- [What you should do]: Will you repeat only the lines from the one with "Rebuild this chart" through the one with "import seaborn as sns", both included, leaving every picture out?

- [Entries provided]:
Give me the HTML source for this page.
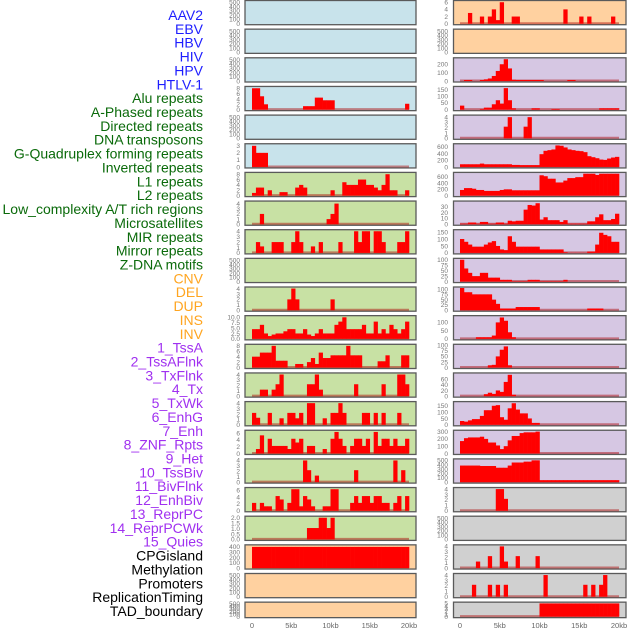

==

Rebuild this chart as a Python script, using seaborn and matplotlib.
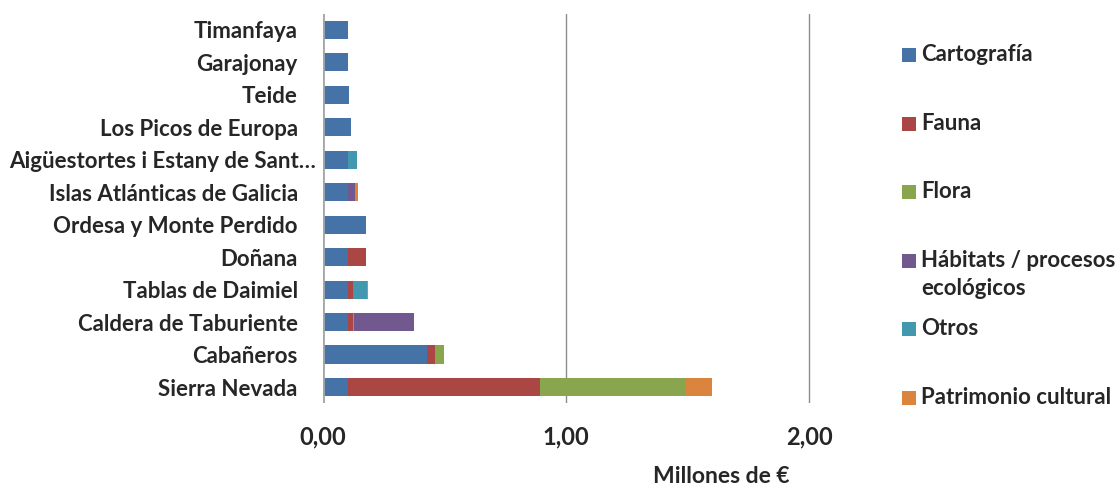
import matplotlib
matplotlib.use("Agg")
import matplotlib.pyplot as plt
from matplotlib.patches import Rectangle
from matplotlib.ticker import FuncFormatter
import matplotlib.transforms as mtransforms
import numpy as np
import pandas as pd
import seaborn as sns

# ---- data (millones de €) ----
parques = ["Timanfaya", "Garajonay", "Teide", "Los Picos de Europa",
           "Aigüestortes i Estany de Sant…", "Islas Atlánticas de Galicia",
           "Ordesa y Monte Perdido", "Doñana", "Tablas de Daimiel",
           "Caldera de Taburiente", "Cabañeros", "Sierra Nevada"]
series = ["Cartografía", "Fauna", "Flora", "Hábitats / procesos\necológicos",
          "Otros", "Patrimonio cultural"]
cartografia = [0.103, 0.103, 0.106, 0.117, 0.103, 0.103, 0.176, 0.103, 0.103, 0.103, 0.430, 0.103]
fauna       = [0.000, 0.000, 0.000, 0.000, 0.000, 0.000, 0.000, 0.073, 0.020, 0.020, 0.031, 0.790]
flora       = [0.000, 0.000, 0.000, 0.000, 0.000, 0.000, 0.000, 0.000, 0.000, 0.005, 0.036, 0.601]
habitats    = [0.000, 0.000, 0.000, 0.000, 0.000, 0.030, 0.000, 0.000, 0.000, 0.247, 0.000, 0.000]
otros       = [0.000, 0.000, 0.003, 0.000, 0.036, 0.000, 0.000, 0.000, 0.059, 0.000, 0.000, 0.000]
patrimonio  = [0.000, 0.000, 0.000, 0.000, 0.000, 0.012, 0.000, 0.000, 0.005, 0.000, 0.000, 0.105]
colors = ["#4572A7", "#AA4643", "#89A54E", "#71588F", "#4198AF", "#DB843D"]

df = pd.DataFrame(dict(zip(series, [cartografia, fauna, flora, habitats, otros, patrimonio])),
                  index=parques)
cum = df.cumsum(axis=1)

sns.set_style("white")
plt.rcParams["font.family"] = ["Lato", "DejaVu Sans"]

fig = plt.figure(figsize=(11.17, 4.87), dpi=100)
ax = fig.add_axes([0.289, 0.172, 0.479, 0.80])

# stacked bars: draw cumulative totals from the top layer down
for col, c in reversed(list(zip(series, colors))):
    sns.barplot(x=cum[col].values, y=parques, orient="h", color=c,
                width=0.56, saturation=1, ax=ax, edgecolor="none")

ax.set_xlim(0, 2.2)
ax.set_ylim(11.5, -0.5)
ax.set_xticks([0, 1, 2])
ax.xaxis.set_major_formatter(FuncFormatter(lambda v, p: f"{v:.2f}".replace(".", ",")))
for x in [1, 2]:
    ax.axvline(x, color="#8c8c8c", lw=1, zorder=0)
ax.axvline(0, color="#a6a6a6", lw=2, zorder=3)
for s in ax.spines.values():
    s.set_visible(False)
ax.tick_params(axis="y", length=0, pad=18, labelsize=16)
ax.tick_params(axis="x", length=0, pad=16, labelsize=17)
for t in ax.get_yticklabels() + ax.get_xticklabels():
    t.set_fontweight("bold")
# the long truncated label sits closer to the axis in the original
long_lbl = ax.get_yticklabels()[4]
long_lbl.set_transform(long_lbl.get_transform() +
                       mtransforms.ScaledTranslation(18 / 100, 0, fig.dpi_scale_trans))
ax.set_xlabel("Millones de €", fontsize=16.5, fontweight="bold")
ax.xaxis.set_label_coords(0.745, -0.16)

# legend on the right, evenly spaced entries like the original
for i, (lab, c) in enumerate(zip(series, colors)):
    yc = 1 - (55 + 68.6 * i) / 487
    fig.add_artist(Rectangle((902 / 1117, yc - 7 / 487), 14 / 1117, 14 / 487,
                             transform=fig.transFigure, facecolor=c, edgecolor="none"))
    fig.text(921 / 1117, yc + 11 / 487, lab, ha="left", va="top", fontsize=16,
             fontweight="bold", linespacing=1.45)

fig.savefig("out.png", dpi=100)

- [The solution]:
Rebuild this chart as a Python script, using seaborn and matplotlib.
import matplotlib
matplotlib.use("Agg")
import matplotlib.pyplot as plt
from matplotlib.patches import Rectangle
from matplotlib.ticker import FuncFormatter
import matplotlib.transforms as mtransforms
import numpy as np
import pandas as pd
import seaborn as sns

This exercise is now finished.